Sunday, April 3, 2016

Do Most Climate Scientists Argue that Climate Change is Mostly Caused by Human Activities in Order to Get Grant Money?

Earlier today I was reading a Youtube discussion board below an anti-anthropogenic climate change video. I read an interesting comment, which stated that many climate scientists support the view that human activities contribute substantially to climate change in order to get grants from the National Science Foundation. 

I think that this suggestion is completely ignorant of the process of peer review at NSF, and my own experience suggests it is ridiculous. No one gets a grant today based just on maintaining the status quo of the science, or to simply show that human activities have caused most modern climate change. Grants are awarded to address more specific questions. Even in climate science, peer review is brutal, and NSF declines a broad majority of proposals submitted. These proposals don't get declined simply because they disagree the the status quo either. The reality is that NSF proposals don't get funded without disagreeing with some aspect of the status quo, or without presenting a potential solution to some well defined problem that has not been previously addressed to the satisfaction of the scientists. Funded proposals are nearly always written to address questions for which the answers are unknown.

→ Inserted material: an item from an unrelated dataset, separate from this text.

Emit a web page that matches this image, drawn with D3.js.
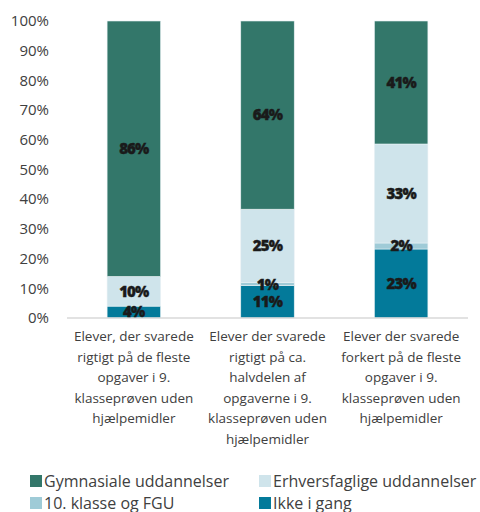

Otherwise, they are outside of the mission of the NSF. Although it is apparently true that most climate scientists funded by NSF agree that human activities have influenced the climate, proposals don't get funded simply because they agree with that point of view.

For those who believe that NSF only grants money to work on climate science to those who accept the status quo and only if they address questions consistent with the status quo, I offer the following challenge. Submit a standard 15-page proposal on the climate change problem to the NSF directorate on climate and large-scale dynamics. Choose some aspect that agrees with the status quo, without contributing anything new, and good luck!